The land-grant university system is being built on behalf of the people who have invested in these public institutions their hopes, their support and their confidence.
President Abraham Lincoln – July 2, 1862
Over the years we’ve heard that the United States’ national park system was America’s “best idea.” The National Park Service notes on its website that the quote was coined by author Wallace Stegner, and the well-known documentary filmmaker Ken Burns directed a miniseries by the same name which may be how you are familiar with the quote. But what if America’s best idea predates the national park system by more than 10 years and was implemented in the 1860s? What if our country’s best idea was built not on the preservation of public lands, but instead on education?
The Association of Public and Land-Grant Universities (APLU) notes that the legislative foundation for a land-grant university system originated with U.S. Representative Justin Smith Morrill of Vermont in 1857 (he later served as a U.S. Senator). After some tweaking to secure passage along with changes in the political environment due to the Civil War, the bill was finally passed by Congress and signed into law by President Lincoln in 1862.
The original mission of these institutions, as set forth in the first Morrill Act, was to teach agriculture, military tactics, and the mechanic arts as well as classical studies so members of the working classes could obtain a liberal, practical education.
The Association of Public and Land-Grant Universities
The 1862 law authorized the granting of federal land to each state, which in turn sold the land and used the proceeds to establish the respective state’s university as required by law. Thus the name “land-grant university”, or LGU. Historically black colleges and universities were added in 1890 and tribal colleges and universities were added in 1994. There is at least one LGU in each state and several in some cases, depending on the additional institutions subsequently added to the system in 1890 and 1994. USDA’s National Institute of Food and Agriculture (NIFA) provides an informative and comprehensive map of the LGU system.

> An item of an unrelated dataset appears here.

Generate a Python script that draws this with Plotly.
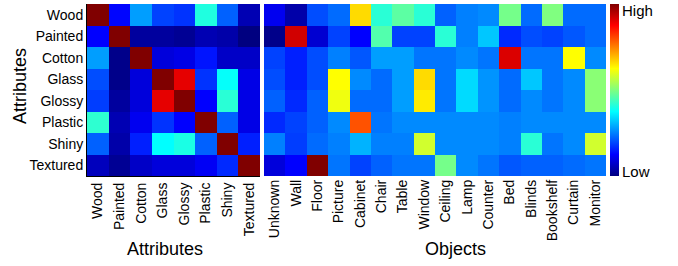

So what is the point of the LGU system and how is it possibly America’s best idea? First, it made higher education much more accessible. But it also created an essential foundation for the nationwide network of state agricultural research stations (SAES) that followed through the Hatch Act of 1887. In 1914, Congress passed the Smith-Lever Act that established the Cooperative Extension Service (CES) which enabled agricultural research to be more effectively shared among research stations and disseminated to farmers and ranchers. Perhaps at a more tangible level, the CES is the principal sponsor of the 4-H Youth Development Program nationwide.
As the LGU system made higher education generally more accessible, the SAES network made agricultural research more accessible to the nation’s farmers and ranchers. Since public research is conducted by taxpayer-funded research stations, it is also more transparent. This is critically important since most farmers and ranchers do not have the resources to conduct their own research. For instance, the objective trial results performed by a research station can provide valuable information to local growers about which varieties will best position them for a profit. Another advantage is that farmers, ranchers, and especially other researchers can see the performance and behavior of certain crops throughout the country. In other words, a local agricultural production region can leverage the research of others elsewhere for the benefit of its growers. For example, perhaps a russet potato more suited for French fry processing was developed in Michigan where it will not be utilized in that way, but it is picked up by potato breeders in the Pacific Northwest where most potato acreage is destined for frozen processing. Even if such a variety is not used directly for processing, perhaps it could provide important germplasm to create a new variety with more consistent shape, higher yield, lower sugar content, or some combination of favorable traits.
The Economic Research Service at USDA reports that in 2015 only about $4.5 billion went towards public agricultural research, or 0.45 percent of the roughly $1 trillion U.S. agricultural economy. For comparison, $4.5 billion exceeds 48 economies in the world. Taken on its own, that is a lot of money, but in the big scheme of things, a half percent is a relatively small investment. And while private agricultural investment has been climbing in recent years, public investment has been on the decline. Understanding that financial resources are not without limits, it is incumbent upon us to be as efficient as possible with the investments we are able to make as a society.
Even in the current economic climate, the remarkable achievements of U.S. agriculture should be not just appreciated, but celebrated. I doubt that even Congressman Morrill ever dreamed of the enormous impact his legislation would ultimately have on helping to establish the U.S. as an agricultural superpower.